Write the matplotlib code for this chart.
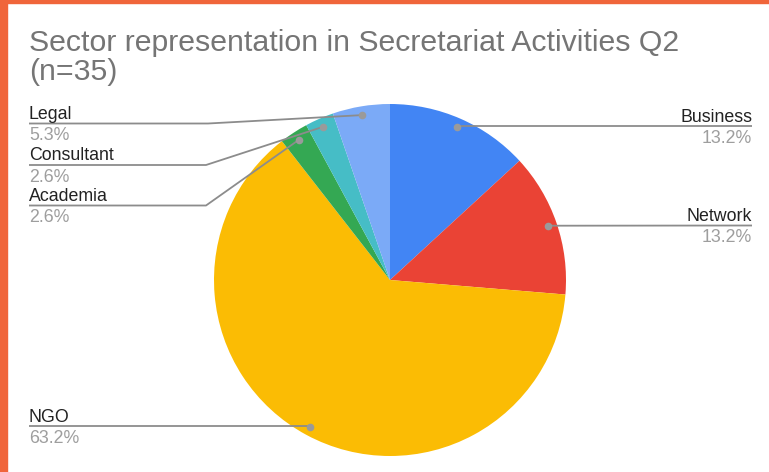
import numpy as np
import matplotlib
matplotlib.use("Agg")
import matplotlib.pyplot as plt
from matplotlib.patches import Rectangle

# ---- data ----
categories = ["Business", "Network", "NGO", "Academia", "Consultant", "Legal"]
counts = [5, 5, 24, 1, 1, 2]
colors = ["#4285F4", "#EA4335", "#FBBC04", "#34A853", "#46BDC6", "#7BAAF7"]
title_line1 = "Sector representation in Secretariat Activities Q2"
title_line2 = "(n=35)"

# ---- layout (pixel space, y measured from top) ----
W, H = 769, 472
CX, CY, R = 390, 280, 176
DOT_FRAC = 0.95
# label side, label line y, elbow x (None = straight)
label_layout = {
    "Business":   ("right", 126, None),
    "Network":    ("right", 225.5, None),
    "NGO":        ("left", 426, None),
    "Academia":   ("left", 205.5, 206),
    "Consultant": ("left", 165, 206),
    "Legal":      ("left", 123.5, 208),
}
LEFT_X, RIGHT_X = 29, 752

plt.rcParams['font.family'] = ['Liberation Sans', 'DejaVu Sans']

fig = plt.figure(figsize=(W / 100, H / 100), dpi=100)
fig.patch.set_facecolor("white")
ax = fig.add_axes([0, 0, 1, 1])
ax.set_xlim(0, W)
ax.set_ylim(0, H)
ax.axis("off")

def Y(y):
    return H - y

wedges, _ = ax.pie(counts, colors=colors, startangle=90, counterclock=False,
                   center=(CX, Y(CY)), radius=R, frame=True,
                   wedgeprops=dict(linewidth=0, antialiased=True))
ax.set_xlim(0, W)
ax.set_ylim(0, H)
ax.set_aspect("equal")
ax.axis("off")

total = sum(counts)
line_col = "#8c8c8c"
for w, cat, c in zip(wedges, categories, counts):
    mid = np.deg2rad((w.theta1 + w.theta2) / 2)
    dx = CX + DOT_FRAC * R * np.cos(mid)
    dy = Y(CY) + DOT_FRAC * R * np.sin(mid)
    side, ly, elbow = label_layout[cat]
    ly_d = Y(ly)
    if side == "right":
        xs = [dx, RIGHT_X]
        ys = [dy, ly_d]
        if abs(dy - ly_d) > 0.5:
            xs = [dx, dx + 5, RIGHT_X]
            ys = [dy, ly_d, ly_d]
        tx, ha = RIGHT_X, "right"
    else:
        if elbow is None:
            xs = [dx, LEFT_X]
            ys = [ly_d, ly_d]
        else:
            xs = [dx, elbow, LEFT_X]
            ys = [dy, ly_d, ly_d]
        tx, ha = LEFT_X, "left"
    ax.plot(xs, ys, color=line_col, lw=1.3, solid_capstyle="butt", zorder=3)
    ax.plot([dx], [dy], "o", color="#9a9a9a", ms=5.5, mec="none", zorder=4)
    ax.text(tx, ly_d + 4.5, cat, ha=ha, va="baseline", fontsize=12.8,
            color="#222222", zorder=5)
    ax.text(tx, ly_d - 17, f"{100 * c / total:.1f}%", ha=ha, va="baseline",
            fontsize=12.8, color="#9e9e9e", zorder=5)

ax.text(29, Y(51), title_line1, ha="left", va="baseline", fontsize=21.8,
        color="#757575")
ax.text(29, Y(80), title_line2, ha="left", va="baseline", fontsize=21.8,
        color="#757575")

# orange frame edges
orange = "#F0653A"
fig.patches.append(Rectangle((0, 0), 7 / W, 1, transform=fig.transFigure,
                             color=orange, zorder=10))
fig.patches.append(Rectangle((0, 1 - 3 / H), 1, 3 / H, transform=fig.transFigure,
                             color=orange, zorder=10))

fig.savefig("out.png", dpi=100)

- Written request: Write out again exactly the lines from the start of the data above through the line containing "return H - y", inclusive, excluding any pictures.

- In response:
Write the matplotlib code for this chart.
import numpy as np
import matplotlib
matplotlib.use("Agg")
import matplotlib.pyplot as plt
from matplotlib.patches import Rectangle

# ---- data ----
categories = ["Business", "Network", "NGO", "Academia", "Consultant", "Legal"]
counts = [5, 5, 24, 1, 1, 2]
colors = ["#4285F4", "#EA4335", "#FBBC04", "#34A853", "#46BDC6", "#7BAAF7"]
title_line1 = "Sector representation in Secretariat Activities Q2"
title_line2 = "(n=35)"

# ---- layout (pixel space, y measured from top) ----
W, H = 769, 472
CX, CY, R = 390, 280, 176
DOT_FRAC = 0.95
# label side, label line y, elbow x (None = straight)
label_layout = {
    "Business":   ("right", 126, None),
    "Network":    ("right", 225.5, None),
    "NGO":        ("left", 426, None),
    "Academia":   ("left", 205.5, 206),
    "Consultant": ("left", 165, 206),
    "Legal":      ("left", 123.5, 208),
}
LEFT_X, RIGHT_X = 29, 752

plt.rcParams['font.family'] = ['Liberation Sans', 'DejaVu Sans']

fig = plt.figure(figsize=(W / 100, H / 100), dpi=100)
fig.patch.set_facecolor("white")
ax = fig.add_axes([0, 0, 1, 1])
ax.set_xlim(0, W)
ax.set_ylim(0, H)
ax.axis("off")

def Y(y):
    return H - y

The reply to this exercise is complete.